Concluding, it could be argued that the global economic system and the mode of flexible accumulation on which it currently rests tend to disempower both the national and the local, and to undermine increasingly what there had been in terms of political agency and democratic accountability. What seems to be needed in view of progressive globalisation and as a result of a new round of time-space compression is an increased awareness of local particularities to avoid over-generalizations, simultaneously an acceptance of the global context and a sharper historical awareness of the continuities between past, present and possible future configurations of local place and global space.
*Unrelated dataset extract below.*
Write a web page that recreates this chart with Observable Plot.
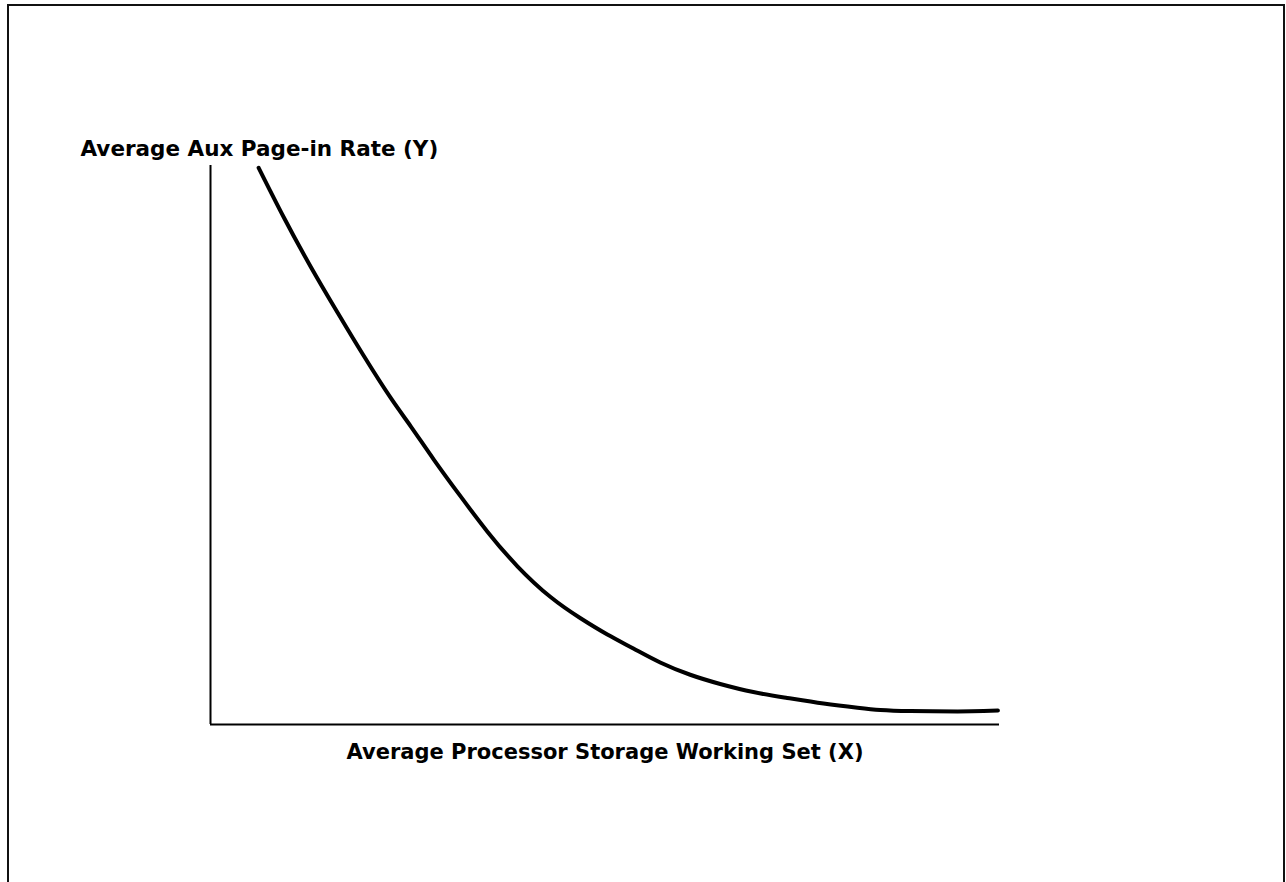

Territorial or place-based patterns will not lose their relevance for the distribution of agency but it cannot be denied that capital "continues to dominate, and it does so in part through superior command over space and time, even when opposition movements gain control over a particular place for a time. The 'otherness' and 'regional resistances' that postmodernist politics emphasize can flourish in a particular place. But they are all too often subject to the power of capital over the co-ordination of universal fragmented space and the march of capitalism's global historical time that lies outside the purview of any particular one of them" (Harvey 1990: 238-39).